One thing I’ve struggled with over the years when I worked with clients is: just because something was built a certain way doesn’t mean that it’s right.
And, once the awkward area is fixed, it will look right, like it was always that way.
- moving doorways.
- Adding walls
- Adding columns and/or pilasters
- Maybe adding a drapery or glass wall as a separator
- Adding beams and/or coffers to the ceiling to break up a huge expanse of space.
Then, we need to ask ourselves these questions about our large living room.
- Can we have two seating areas?
- What configurations will work?
- Do we need to create an area for dining or a piano?
- Do we need to create a separation for privacy?
- Is it possible that the best solution is to create another separate room?
In other words, put a wall up to create a new space. Or even a half wall such as a pony wall.
Common mistakes that people make when furnishing their large living room.
Just because a large room does not mean that the furniture needs to be BIG.

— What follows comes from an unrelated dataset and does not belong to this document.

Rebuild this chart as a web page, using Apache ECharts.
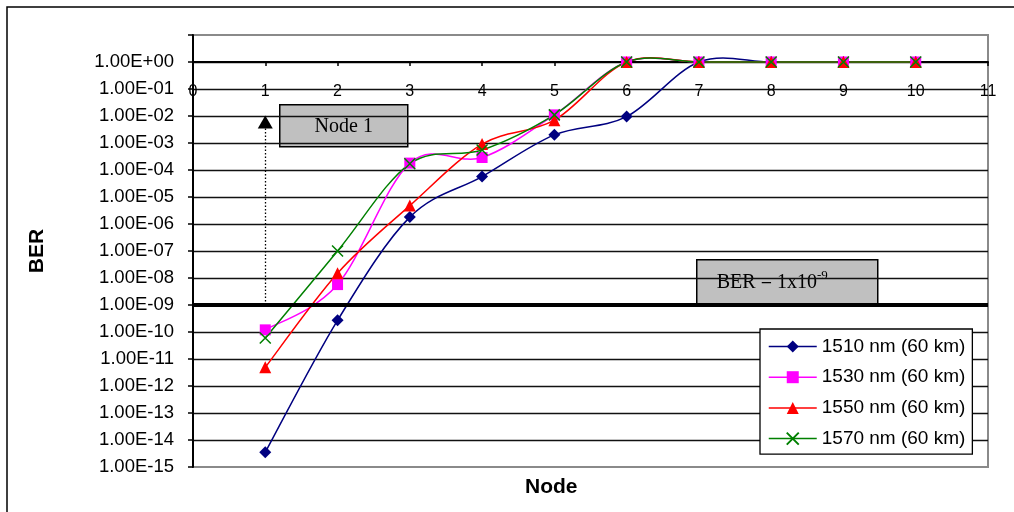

Well, at least not all of it. Pieces that can be large are things like an over-scale coffee table. That looks fabulous in a large living room.
A bookcase or cabinet can be on a grand scale.
I believe with all of my heart and soul that the thing that shouldn’t change size a lot is the seating.
Well, it’s something we were JUST talking about in the post “Does your Living Room Furniture Need to Go on a Diet?”
As I said in that post, the furniture is for the people sitting on it, not for the room itself.
The only exception to this rule is living in any of the three following states.
And we can throw Montana in too. ;]
Then, you can have your furniture as large as you like.
Yes, I’m being cheeky.
What are other mistakes one can make when furnishing a large living room?
I read an article recently about decorating a large living room, and it said that the room needs a focal point. Seriously? Ask any five-year-old, and they know that one. But, below is the image they used to convey a focal point.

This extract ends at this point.